FILE - Blue-helmeted members of the U.N. Organization Stabilization Mission in the Democratic Republic of Congo sit on the back of a pickup truck in Beni, Oct. 23, 2014.
FILE - Blue-helmeted members of the U.N. Organization Stabilization Mission in the Democratic Republic of Congo sit on the back of a pickup truck in Beni, Oct. 23, 2014.

The government spokesman in the Democratic Republic of Congo has criticized the United Nations after two U.N. officials were kidnapped in the center of the country Sunday. The spokesman says his government had not been informed of their movements.

Michael Sharp, an American, and Zahida Katalin, a Swedish citizen, as well as the four Congolese nationals accompanying them, were kidnapped in the province of Kasai Central in central DRC.

The U.N. mission in the DRC, known as MONUSCO, and the Congolese security forces have been looking for the six since being informed of their abduction, but so far without success.

DRC's communications minister, Lambert Mende, told VOA on Wednesday that the government did not know Sharp and Katalin were in the country, which is not acceptable. Mende says U.N. officials are free to carry out their inquiries and humanitarian work, but that it is necessary to inform authorities of their presence.

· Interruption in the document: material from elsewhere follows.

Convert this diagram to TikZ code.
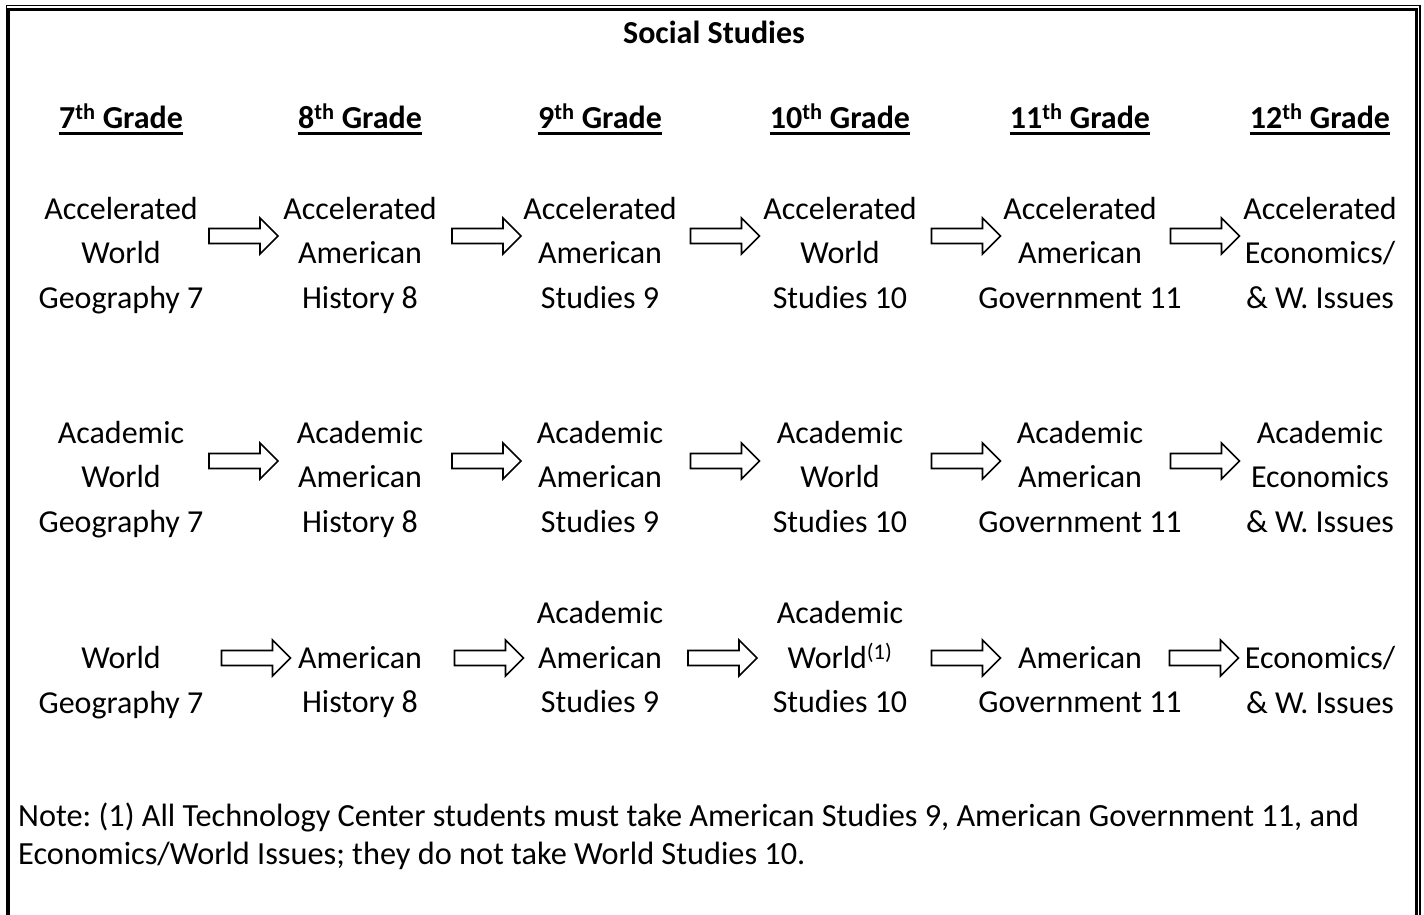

The Kasai region, where the kidnapping took place, has been the scene of an escalating conflict between the DRC's security forces and militiamen since August of last year when the Congolese military killed a customary chief, known as Kamwina Nsapu. A militia of his followers is now active in the three provinces of Kasai and in Lomami Province. More than 400 people have been killed and 200,000 displaced by the violence, according to the U.N.'s Office for the Coordination of Humanitarian Affairs.

The DRC's interior minister told Jeune Afrique, a French magazine, that members of that militia had carried out the attack.

Mende told VOA that if local authorities had been informed of the officials' presence, they could have provided an escort or warned the U.N. group that the area is an operational zone where militants are active.

Sharp and Katalin are members of the U.N.'s Group of Experts on the DRC, which carries out research into conflict in the country and reports directly to the Security Council. The U.N. has more than 19,000 peacekeeping troops in the DRC, but most are deployed in the east rather than the country's center.